Pulp – More

Label: Rough Trade
Released: 6th June 2025

Pulp have always been pop’s smartest misfits: too clever to be cool, too strange to sit still. So it figures that ‘More’, their first album in 24 years, doesn’t just return to the scene politely. It struts back in like it never left, throws its coat on the nearest chair, and launches into a knowing monologue about lost youth, Tesco Finest wine, and the horror of Sunday afternoons.
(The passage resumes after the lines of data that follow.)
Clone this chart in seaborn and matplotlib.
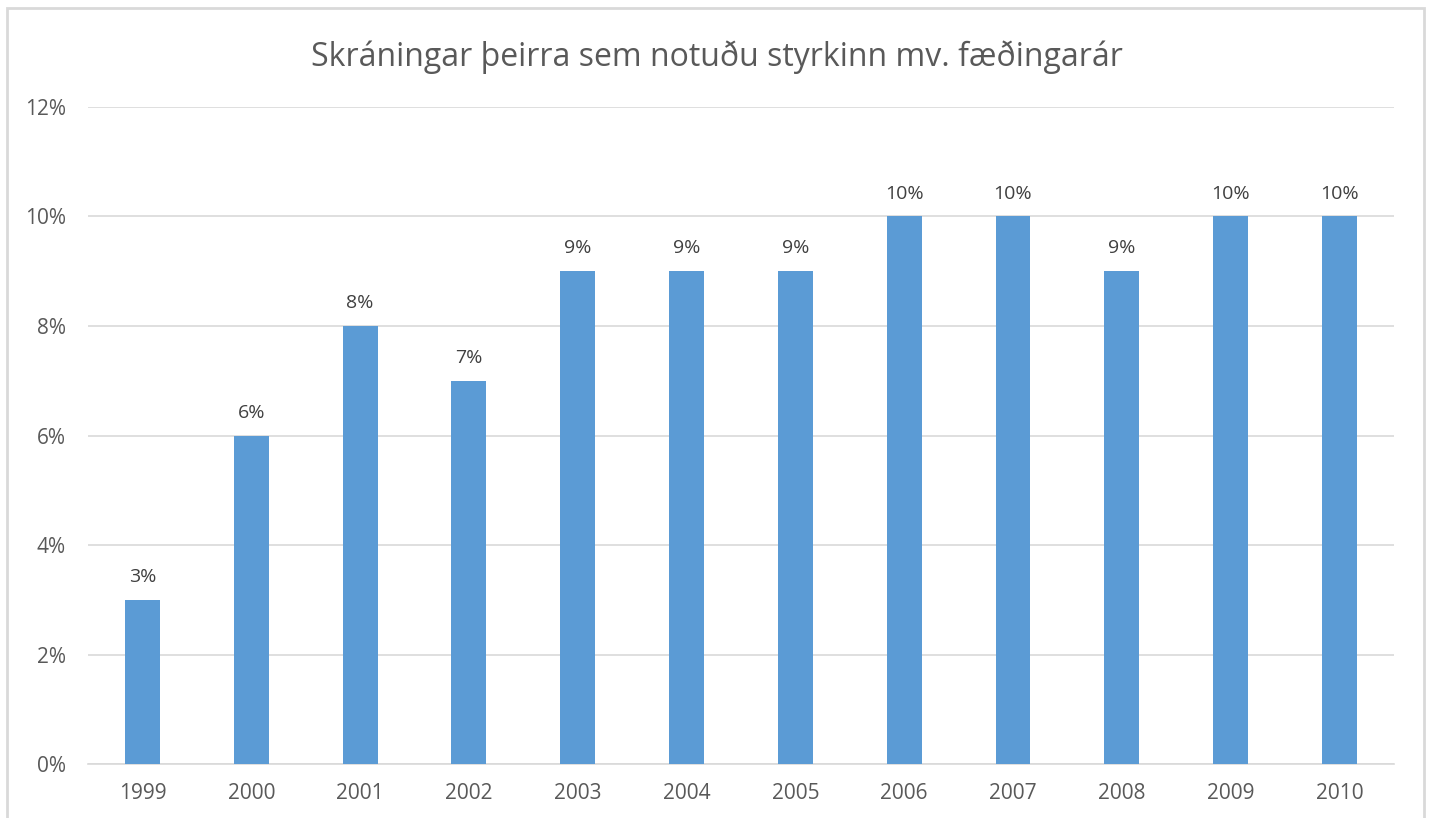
import matplotlib
matplotlib.use("Agg")
import matplotlib.pyplot as plt
import matplotlib.patches as mpatches
import seaborn as sns
import pandas as pd

years = ["1999", "2000", "2001", "2002", "2003", "2004", "2005",
         "2006", "2007", "2008", "2009", "2010"]
shares = [3, 6, 8, 7, 9, 9, 9, 10, 10, 9, 10, 10]
yticks = [0, 2, 4, 6, 8, 10, 12]

df = pd.DataFrame({"year": years, "share": shares})

sns.set_style("white")
plt.rcParams["font.family"] = ["Open Sans", "DejaVu Sans"]

fig = plt.figure(figsize=(14.34, 8.18), dpi=100)
ax = fig.add_axes([0.0614, 0.066, 0.9106, 0.8032])

sns.barplot(data=df, x="year", y="share", color="#5b9bd5", saturation=1,
            width=0.32, linewidth=0, ax=ax, zorder=3)

ax.set_ylim(0, 12)
ax.set_xlim(-0.5, len(years) - 0.5)
ax.set_yticks(yticks)
ax.set_yticklabels([f"{t}%" for t in yticks])
ax.yaxis.grid(True, color="#d9d9d9", linewidth=1.2, zorder=0)
ax.set_axisbelow(True)
for s in ["top", "right", "left"]:
    ax.spines[s].set_visible(False)
ax.spines["bottom"].set_color("#d9d9d9")
ax.spines["bottom"].set_linewidth(1.2)
ax.tick_params(axis="both", length=0, labelsize=15, labelcolor="#595959")
ax.tick_params(axis="x", pad=14)
ax.tick_params(axis="y", pad=16)
ax.set_xlabel("")
ax.set_ylabel("")

for i, v in enumerate(shares):
    ax.annotate(f"{v}%", (i, v), xytext=(0, 10), textcoords="offset points",
                ha="center", va="bottom", fontsize=14, color="#404040")

fig.text(0.5, 0.930, "Skráningar þeirra sem notuðu styrkinn mv. fæðingarár",
         ha="center", va="center", fontsize=23, color="#595959")

# outer chart frame
fig.patches.append(mpatches.Rectangle((7 / 1434, -0.05), 1417 / 1434, 1.05 - 8 / 818,
                                      transform=fig.transFigure, fill=False,
                                      edgecolor="#d9d9d9", linewidth=2))

fig.savefig("out.png", dpi=100, facecolor="white")
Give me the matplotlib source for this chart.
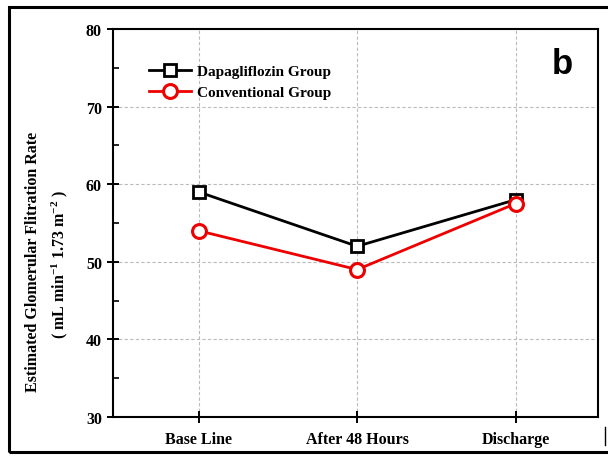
import matplotlib.pyplot as plt
import matplotlib.patches as mpatches
from matplotlib.lines import Line2D
from matplotlib.ticker import MultipleLocator

# data
stages = ["Base Line", "After 48 Hours", "Discharge"]
dapa = [59, 52, 58]
conv = [54, 49, 57.5]

plt.rcParams['font.family'] = ['Liberation Serif', 'DejaVu Serif']
plt.rcParams['font.weight'] = 'bold'
plt.rcParams['mathtext.fontset'] = 'custom'
plt.rcParams['mathtext.rm'] = 'Liberation Serif:bold'
plt.rcParams['mathtext.default'] = 'rm'

fig = plt.figure(figsize=(6.08, 4.60), dpi=100)
ax = fig.add_axes([0.186, 0.0913, 0.7976, 0.8435])

x = range(len(stages))
ax.plot(x, dapa, '-s', color='black', lw=2.0, ms=9, mfc='white', mec='black',
        mew=2.0, label="Dapagliflozin Group", zorder=3)
ax.plot(x, conv, '-o', color='#ee0000', lw=2.0, ms=10, mfc='white', mec='#ee0000',
        mew=2.2, label="Conventional Group", zorder=4)

ax.set_xlim(-0.54, 2.52)
ax.set_ylim(30, 80)
ax.set_xticks(list(x))
ax.set_xticklabels(stages)
ax.yaxis.set_major_locator(MultipleLocator(10))
ax.yaxis.set_minor_locator(MultipleLocator(5))

ax.grid(True, which='major', color='#bbbbbb', linestyle=(0, (3, 2)), lw=0.8)
ax.tick_params(axis='both', which='major', direction='inout', length=8, width=1.4,
               labelsize=11.5, pad=4)
ax.tick_params(axis='y', which='minor', direction='in', length=4, width=1.2)
ax.tick_params(axis='x', pad=6)
for s in ax.spines.values():
    s.set_linewidth(1.5)

for lab in ax.get_xticklabels() + ax.get_yticklabels():
    lab.set_fontweight('bold')

# y label, two lines placed where the reference has them
fig.text(0.054, 0.43, "Estimated Glomerular Flitration Rate", rotation=90,
         ha='center', va='center', fontsize=11.5, fontweight='bold')
fig.text(0.099, 0.426, "( mL min$^{-1}$ 1.73 m$^{-2}$ )", rotation=90,
         ha='center', va='center', fontsize=11.5, fontweight='bold')

leg = ax.legend(loc='upper left', bbox_to_anchor=(0.062, 0.925), frameon=False,
                prop={'weight': 'bold', 'size': 11}, handlelength=2.75,
                handletextpad=0.4, labelspacing=0.5, borderaxespad=0)

ax.text(0.926, 0.912, "b", transform=ax.transAxes, ha='center', va='center',
        fontsize=25, fontweight='bold', family='Liberation Sans')

# outer panel frame
fig.patches.append(mpatches.Rectangle((0.0148, 0.0152), 1.2, 0.9674, transform=fig.transFigure,
                                      fill=False, lw=2.2, ec='black', clip_on=False))
fig.lines.append(Line2D([0.995, 0.995], [0.03, 0.07], transform=fig.transFigure,
                        color='black', lw=1))

fig.savefig("out.png", dpi=100)
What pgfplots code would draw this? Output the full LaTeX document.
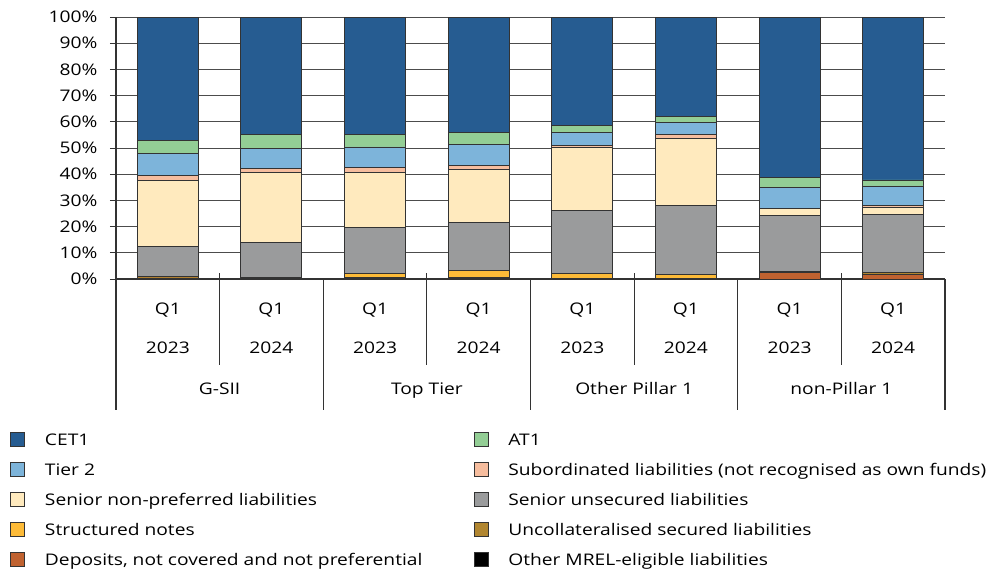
\documentclass[border=0pt]{standalone}
\usepackage{fontspec}
\setmainfont{Open Sans}[FakeStretch=1.2]
\usepackage{pgfplots}
\usepackage{pgfplotstable}
\pgfplotsset{compat=1.18}

\definecolor{cetone}{HTML}{265C91}
\definecolor{atone}{HTML}{93CE95}
\definecolor{tiertwo}{HTML}{7DB4DA}
\definecolor{subord}{HTML}{F6BD9E}
\definecolor{snp}{HTML}{FFEABE}
\definecolor{sunsec}{HTML}{9A9B9C}
\definecolor{struct}{HTML}{FDBB38}
\definecolor{uncoll}{HTML}{B18630}
\definecolor{depos}{HTML}{C06230}
\definecolor{edge}{HTML}{333333}

% shares in % per bar (G-SII, Top Tier, Other Pillar 1, non-Pillar 1; Q1 2023 / Q1 2024)
\pgfplotstableread{
x other dep  uncoll struct su   snp  sub t2  at1 cet1
0 0.1   0.3  0.5    0.1    11.5 25.0 2.0 8.3 5.2 47.0
1 0.1   0.0  0.4    0.0    13.5 26.8 1.4 7.6 5.2 45.0
2 0.0   0.3  0.3    1.5    17.7 21.0 1.7 7.9 4.7 44.9
3 0.0   0.2  0.4    2.6    18.2 20.5 1.6 7.9 4.4 44.2
4 0.1   0.0  0.0    2.0    24.1 24.2 0.6 5.1 2.4 41.5
5 0.0   0.1  0.0    1.6    26.3 25.5 1.7 4.6 2.3 37.9
6 0.0   2.6  0.4    0.0    21.3 2.7  0.1 8.0 3.7 61.2
7 0.0   1.9  0.6    0.0    22.2 2.8  0.7 7.3 2.3 62.2
}\mreldata

\newcommand{\fs}{\fontsize{16}{19}\selectfont}

\begin{document}
\begin{tikzpicture}[x=1pt,y=1pt]
\useasboundingbox (0,0) rectangle (990,-572);
\begin{axis}[
    at={(116pt,-279pt)}, anchor=south west,
    scale only axis, width=829pt, height=262pt,
    ybar stacked, bar width=61pt,
    xmin=-0.5, xmax=7.5, ymin=0, ymax=100,
    axis lines*=left,
    axis line style={edge, line width=1.3pt},
    xtick=\empty,
    ytick={0,10,...,100},
    /pgf/number format/assume math mode=true,
    yticklabel={\pgfmathprintnumber{\tick}\%},
    yticklabel style={font=\fs, xshift=-9pt},
    tick align=outside, major tick length=6pt,
    ytick style={edge, line width=1pt},
    ymajorgrids, grid style={black!70, line width=1pt},
    every axis plot/.append style={draw=edge, line width=0.9pt},
    clip=false,
    reverse legend,
    legend columns=2,
    legend cell align=left,
    legend image code/.code={\draw[#1] (0pt,-1.5pt) rectangle (14pt,12.5pt);},
    legend style={
        at={(-0.128,-0.557)}, anchor=north west,
        draw=none, fill=none, font=\fs,
        inner sep=0pt, row sep=0pt,
        nodes={inner sep=0pt, text height=20pt, text depth=10pt, anchor=base west},
        /tikz/column 1/.style={column sep=20pt},
        /tikz/column 2/.style={column sep=52pt},
        /tikz/column 3/.style={column sep=19pt},
    },
]
\addplot[fill=black]  table[x=x,y=other]  {\mreldata}; \addlegendentry{Other MREL-eligible liabilities}
\addplot[fill=depos]  table[x=x,y=dep]    {\mreldata}; \addlegendentry{Deposits, not covered and not preferential}
\addplot[fill=uncoll] table[x=x,y=uncoll] {\mreldata}; \addlegendentry{Uncollateralised secured liabilities}
\addplot[fill=struct] table[x=x,y=struct] {\mreldata}; \addlegendentry{Structured notes}
\addplot[fill=sunsec] table[x=x,y=su]     {\mreldata}; \addlegendentry{Senior unsecured liabilities}
\addplot[fill=snp]    table[x=x,y=snp]    {\mreldata}; \addlegendentry{Senior non-preferred liabilities}
\addplot[fill=subord] table[x=x,y=sub]    {\mreldata}; \addlegendentry{Subordinated liabilities (not recognised as own funds)}
\addplot[fill=tiertwo] table[x=x,y=t2]    {\mreldata}; \addlegendentry{Tier 2}
\addplot[fill=atone]  table[x=x,y=at1]    {\mreldata}; \addlegendentry{AT1}
\addplot[fill=cetone] table[x=x,y=cet1]   {\mreldata}; \addlegendentry{CET1}
\end{axis}

% category axis: separators and labels
\foreach \k in {0,...,4}
    \draw[edge, line width=1.2pt] ({116+207.25*\k},-279) -- ({116+207.25*\k},-410);
\foreach \k in {0,...,3}
    \draw[edge, line width=1.2pt] ({116+207.25*\k+103.625},-273) -- ({116+207.25*\k+103.625},-365);
\foreach \i/\yr in {0/2023,1/2024,2/2023,3/2024,4/2023,5/2024,6/2023,7/2024} {
    \node[font=\fs, anchor=base, inner sep=0pt] at ({116+103.625*(\i+0.5)},-314) {Q1};
    \node[font=\fs, anchor=base, inner sep=0pt] at ({116+103.625*(\i+0.5)},-353) {\yr};
}
\foreach \g/\name in {0/G-SII,1/Top Tier,2/Other Pillar 1,3/non-Pillar 1}
    \node[font=\fs, anchor=base, inner sep=0pt] at ({116+207.25*(\g+0.5)},-394) {\name};
\end{tikzpicture}
\end{document}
It is, in short, exactly what a Pulp album should be.

From the opener ‘Spike Island’, all slinky bass and spoken-sung smirks, Jarvis Cocker sounds like a man revelling in his own theatricality. ‘Tina’ swings between baroque balladry and tabloid surrealism, while ‘Grown Ups’ takes a torch to middle-aged malaise with a big wink and a chorus that begs to be screamed by people wearing orthopaedic trainers.

The key, as ever, is Jarvis. His lyrics remain a masterclass in bathos, innuendo, and poignancy wrapped in wit. On ‘Got To Have Love’ he drops lines like “without love, you’re just jerking off inside someone else” with the same raised-eyebrow charm that made him an icon in the first place. ‘My Sex’ is sleazy, spectral, and strangely touching – ageing lust rendered as something tragic, comic, and oddly sweet.

Musically, this is no retro trudge. Pulp have modernised without mimicking – James Ford’s production adds gloss where it’s needed, without sanding off the band’s beloved weird angles. ‘Hymn of the North’ builds from soft piano to Bond-theme-level drama. ‘Farmers Market’ somehow turns a song about root veg and missed connections into one of the most affecting tracks here. It shouldn’t work, but it does. That’s Pulp for you.

By the time ‘A Sunset’ arrives to close things out, gentle and glittering, it’s clear this is a proper next chapter. ‘More’ is about nostalgia, yes, but it refuses to wallow in it. Instead, it finds new angles, fresh absurdities, and quiet joys in growing older, staying strange, and never quite fitting in. It’s classic Pulp: gloriously awkward, sharply observed, and still dancing proudly to its own weird rhythm. We’ve missed them. They’re back. More, please.